Apart from the adjustments necessary, a full measuring program includes the 
following procedures: testing operation readiness for the various 
diffracting modes; quick peak search; automatic data measurement with real 
time diagrams; error compensation and profile fit; indexing unknown powder 
diagrams and associating the measured data to stored data of known 
structures; computing the theoretical powder diagrams and refining the 
analysis by powder data.
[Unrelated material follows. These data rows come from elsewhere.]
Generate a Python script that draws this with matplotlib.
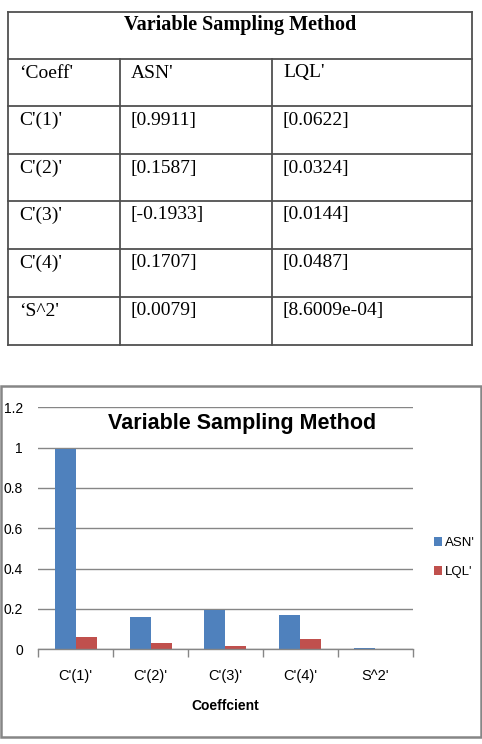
import matplotlib
matplotlib.use("Agg")
import matplotlib.pyplot as plt
import numpy as np

# table data
table_title = "Variable Sampling Method"
header = ["\u2018Coeff'", "ASN'", "LQL'"]
row_names = ["C'(1)'", "C'(2)'", "C'(3)'", "C'(4)'", "\u2018S^2'"]
asn_text = ["[0.9911]", "[0.1587]", "[-0.1933]", "[0.1707]", "[0.0079]"]
lql_text = ["[0.0622]", "[0.0324]", "[0.0144]", "[0.0487]", "[8.6009e-04]"]

# chart data (as plotted)
categories = ["C'(1)'", "C'(2)'", "C'(3)'", "C'(4)'", "S^2'"]
asn = [0.9911, 0.1587, 0.1933, 0.1707, 0.0079]
lql = [0.0622, 0.0324, 0.0144, 0.0487, 0.00086]
series_names = ["ASN'", "LQL'"]
colors = ["#4F81BD", "#C0504D"]

W, H = 482, 744
fig = plt.figure(figsize=(W / 100, H / 100), dpi=100)

serif = ["Liberation Serif", "DejaVu Serif"]
sans = ["Liberation Sans", "DejaVu Sans"]

# ---- table, drawn in pixel coords ----
tax = fig.add_axes([0, 0, 1, 1])
tax.set_xlim(0, W)
tax.set_ylim(H, 0)
tax.axis("off")

col_x = [8, 120, 272, 472]
row_y = [12, 59, 106, 154, 201, 249, 297, 345]
lc = "#505050"
for y in row_y:
    tax.plot([col_x[0], col_x[-1]], [y, y], color=lc, lw=1.3)
tax.plot([col_x[0], col_x[0]], [row_y[0], row_y[-1]], color=lc, lw=1.3)
tax.plot([col_x[-1], col_x[-1]], [row_y[0], row_y[-1]], color=lc, lw=1.3)
for x in col_x[1:3]:
    tax.plot([x, x], [row_y[1], row_y[-1]], color=lc, lw=1.3)

tax.text((col_x[0] + col_x[-1]) / 2, row_y[0] + 13, table_title, ha="center", va="center",
         fontsize=14.5, fontweight="bold", family=serif)
rows = [header] + [[r, a, l] for r, a, l in zip(row_names, asn_text, lql_text)]
for i, row in enumerate(rows):
    for j, txt in enumerate(row):
        tax.text(col_x[j] + 11, row_y[i + 1] + 14, txt, ha="left", va="center",
                 fontsize=14, family=serif)

# chart border
tax.add_patch(plt.Rectangle((1, 386), 480, 351, fill=False, ec="#868686", lw=1.8))

# ---- bar chart ----
ax = fig.add_axes([38.3 / W, (H - 649.3) / H, (412.5 - 38.3) / W, 242 / H])
x = np.arange(len(categories))
bw = 0.28
ax.bar(x - bw / 2, asn, bw, color=colors[0], label=series_names[0])
ax.bar(x + bw / 2, lql, bw, color=colors[1], label=series_names[1])
ax.set_xlim(-0.5, len(categories) - 0.5)
ax.set_ylim(0, 1.2)
ax.set_yticks([0, 0.2, 0.4, 0.6, 0.8, 1.0, 1.2])
ax.set_yticklabels(["0", "0.2", "0.4", "0.6", "0.8", "1", "1.2"])
ax.yaxis.grid(True, color="#868686", lw=1)
ax.set_axisbelow(True)
for s in ["left", "right", "top"]:
    ax.spines[s].set_visible(False)
ax.spines["bottom"].set_color("#868686")
ax.spines["bottom"].set_linewidth(1)
ax.set_xticks(x)
ax.set_xticklabels(categories, family=sans, fontsize=10.5)
ax.set_xticks(np.arange(-0.5, len(categories)), minor=True)
ax.tick_params(axis="x", which="major", length=0, pad=14)
ax.tick_params(axis="x", which="minor", length=6, color="#868686", width=1)
ax.tick_params(axis="y", length=0, pad=11, labelsize=10)
for t in ax.get_yticklabels():
    t.set_family(sans)
ax.set_xlabel("Coeffcient", family=sans, fontweight="bold", fontsize=10, labelpad=12)

fig.text(242 / W, 1 - 423 / H, "Variable Sampling Method", ha="center", va="center",
         fontsize=15.5, fontweight="bold", family=sans)

leg = ax.legend(loc="upper left", bbox_to_anchor=(1.057, 0.465), frameon=False, borderpad=0,
                borderaxespad=0, handlelength=0.6, handleheight=0.7, handletextpad=0.25,
                labelspacing=1.3, prop={"family": sans, "size": 9.5})

fig.savefig("out.png", dpi=100)
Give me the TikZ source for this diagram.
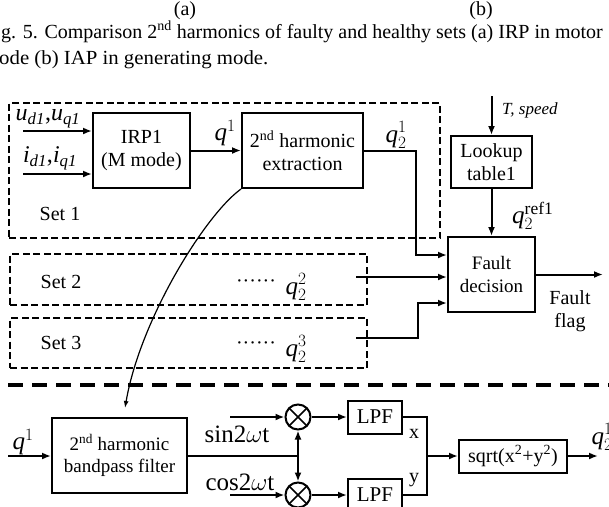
\documentclass[tikz,border=0pt]{standalone}
\usepackage{fontspec}
\setmainfont{Liberation Serif}
\usetikzlibrary{arrows.meta}
\begin{document}
\begin{tikzpicture}[x=1pt,y=-1pt,
  blk/.style={draw, line width=2pt, inner sep=0pt, align=center, font=\fontsize{20}{23}\selectfont},
  con/.style={line width=2pt, -{Latex[length=9pt,width=7pt]}},
  ln/.style={line width=2pt},
  setbox/.style={draw, line width=2pt, dash pattern=on 7pt off 3.5pt},
  sepline/.style={line width=3.2pt, dash pattern=on 15pt off 9pt, dash phase=16pt},
  lbl/.style={inner sep=0pt, font=\fontsize{20}{23}\selectfont},
  qlab/.style={inner sep=0pt, font=\fontsize{25}{28}\selectfont},
  captxt/.style={inner sep=0pt, font=\fontsize{20}{22}\selectfont},
  mult/.style={draw, circle, line width=2pt, minimum size=25pt, inner sep=0pt,
    path picture={\draw[line width=1.6pt] (path picture bounding box.north west) -- (path picture bounding box.south east)
      (path picture bounding box.north east) -- (path picture bounding box.south west);}},
]
\useasboundingbox (0,0) rectangle (609,506);
\clip (0,0) rectangle (609,506);

% caption remains
\node[captxt, anchor=base] (capa) at (185,16) {(a)};
\node[captxt, anchor=base] (capb) at (481,16) {(b)};
\node[captxt, anchor=base west] (cap1) at (1,38.5) {g. 5. Comparison 2\textsuperscript{nd} harmonics of faulty and healthy sets (a) IRP in motor};
\node[captxt, anchor=base west, xscale=1.04, transform shape] (cap2) at (-1,64) {ode (b) IAP in generating mode.};

% set boxes
\node[setbox, minimum width=431pt, minimum height=135pt] (set1) at (224.5,170.5) {};
\node[setbox, minimum width=357pt, minimum height=51pt] (set2) at (188.5,279.5) {};
\node[setbox, minimum width=357pt, minimum height=50pt] (set3) at (188.5,343) {};
\node[lbl] (s1) at (60,214) {Set 1};
\node[lbl] (s2) at (61,282) {Set 2};
\node[lbl] (s3) at (61,343) {Set 3};

% blocks
\node[blk, minimum width=97pt, minimum height=75pt] (irp) at (141.5,150.5) {IRP1\\(M mode)};
\node[blk, minimum width=121pt, minimum height=75pt] (ext) at (302.5,150.5) {2\textsuperscript{nd} harmonic\\extraction};
\node[blk, minimum width=81pt, minimum height=52pt] (lut) at (491.5,162) {Lookup\\table1};
\node[blk, minimum width=87pt, minimum height=75pt, font=\fontsize{19}{23}\selectfont] (fault) at (491.5,274.5) {Fault\\decision};

% inputs
\node[lbl, font=\fontsize{24}{26}\selectfont] (ulab) at (48,119) {$\mathit{u}_{\mathit{d1}}$,$\mathit{u}_{\mathit{q1}}$};
\node[lbl, font=\fontsize{24}{26}\selectfont] (ilab) at (50,158) {$\mathit{i}_{\mathit{d1}}$,$\mathit{i}_{\mathit{q1}}$};
\coordinate (uin) at (23,131);
\coordinate (iin) at (23,174);
\draw[con] (uin) -- (uin -| irp.west);
\draw[con] (iin) -- (iin -| irp.west);
\draw[con] (irp.east) -- (ext.west);
\node[qlab] (q1lab) at (225,133) {$\mathit{q}^{1}$};

% to fault decision
\coordinate (b1) at (416,255);
\draw[con] (ext.east) -| (b1) -- (b1 -| fault.west);
\node[qlab] (q21lab) at (396,135) {$\mathit{q}^{1}_{2}$};
\node[lbl] (d2) at (256,284) {\textperiodcentered\textperiodcentered\textperiodcentered\textperiodcentered\textperiodcentered\textperiodcentered};
\node[qlab] (q22lab) at (296,287) {$\mathit{q}^{2}_{2}$};
\node[lbl] (d3) at (256,346) {\textperiodcentered\textperiodcentered\textperiodcentered\textperiodcentered\textperiodcentered\textperiodcentered};
\node[qlab] (q23lab) at (296,349) {$\mathit{q}^{3}_{2}$};
\coordinate (s2o) at (356,277);
\draw[con] (s2o) -- (s2o -| fault.west);
\coordinate (s3o) at (356,338);
\coordinate (b3) at (418,303);
\draw[con] (s3o) -| (b3) -- (b3 -| fault.west);

\coordinate (tin) at (491.5,96);
\draw[con] (tin) -- (lut.north);
\node[inner sep=0pt, anchor=west, font=\fontsize{17}{20}\selectfont\itshape] (tlab) at (502,110) {T, speed};
\draw[con] (lut.south) -- (fault.north);
\node[qlab, anchor=west] (qref) at (512,216) {$\mathit{q}^{\mathrm{ref1}}_{2}$};
\coordinate (fout) at (603,274.5);
\draw[con] (fault.east) -- (fout);
\node[lbl, align=center, font=\fontsize{20}{23}\selectfont] (flag) at (570,311) {Fault\\flag};

% separator
\coordinate (sepL) at (0,385);
\coordinate (sepR) at (609,385);
\draw[sepline] (sepL) -- (sepR);

% bottom chain
\node[blk, minimum width=135pt, minimum height=75pt, font=\fontsize{19}{22}\selectfont] (bpf) at (119.5,455.5) {2\textsuperscript{nd} harmonic\\bandpass filter};
\node[qlab] (q1in) at (23,442) {$\mathit{q}^{1}$};
\coordinate (qin) at (8,456);
\draw[con] (qin) -- (qin -| bpf.west);
\node[mult] (m1) at (298,417) {};
\node[mult] (m2) at (298,495) {};
\coordinate (j) at (298,456);
\draw[ln] (bpf.east |- j) -- (j);
\draw[con] (j) -- (m1.south);
\draw[con] (j) -- (m2.north);
\node[lbl, font=\fontsize{25}{28}\selectfont] (sinlab) at (237,434) {sin2$\omega$t};
\node[lbl, font=\fontsize{25}{28}\selectfont] (coslab) at (240,482) {cos2$\omega$t};
\coordinate (a1) at (230,417);
\coordinate (a2) at (230,495);
\draw[con] (a1) -- (m1.west);
\draw[con] (a2) -- (m2.west);
\node[blk, minimum width=54pt, minimum height=33pt, font=\fontsize{21}{23}\selectfont] (lpf1) at (375,417) {LPF};
\node[blk, minimum width=54pt, minimum height=33pt, font=\fontsize{21}{23}\selectfont] (lpf2) at (375,495) {LPF};
\draw[con] (m1.east) -- (lpf1.west);
\draw[con] (m2.east) -- (lpf2.west);
\coordinate (c) at (427,456);
\draw[ln] (lpf1.east) -| (c) |- (lpf2.east);
\node[lbl] (xlab) at (414,434) {x};
\node[lbl] (ylab) at (414,480) {y};
\node[blk, minimum width=108pt, minimum height=33pt, font=\fontsize{20}{23}\selectfont] (sq) at (513,456) {sqrt(x\textsuperscript{2}+y\textsuperscript{2})};
\draw[con] (c) -- (c -| sq.west);
\coordinate (qout) at (598,456);
\draw[con] (sq.east) -- (qout);
\node[qlab] (q21out) at (602,437) {$\mathit{q}^{1}_{2}$};

% curved link
\coordinate (ce) at (125,408);
\draw[line width=1.2pt, -{Latex[length=7pt,width=5pt]}] (ext.south west) .. controls (205,215) and (140,320) .. (ce);
\end{tikzpicture}
\end{document}
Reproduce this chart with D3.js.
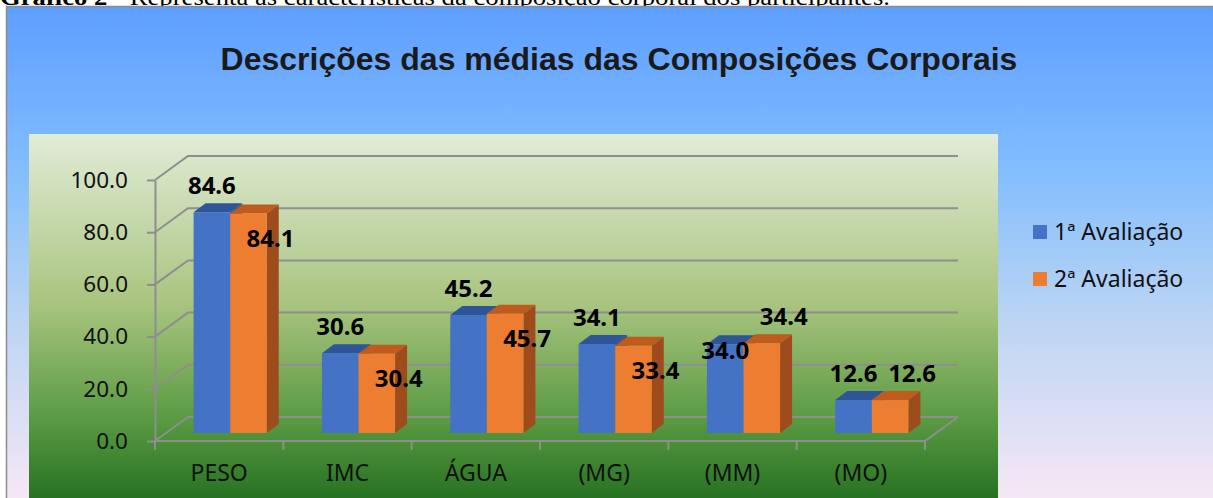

It is to be emphasized that combined scans in the 
reflection and transmission modes allow of accurate intensity comparison, 
enabling detection of even small fractions of preferred orientation in the 
polycrystalline or liquid samples studied; moreover, quantitative 
evaluation of intensity differences between transmission and reflection 
scans--which appear to be averaged in the Debye-Scherrer diagrams--serves 
to establish and verify exact structures. 
While preferred embodiments have been illustrated and explained 
hereinabove, it should be understood that numerous variations and 
modifications will be apparent to one skilled in the art without departing 
from the principles of the invention which, therefore, is not to be 
construed as being limited to the specific forms described.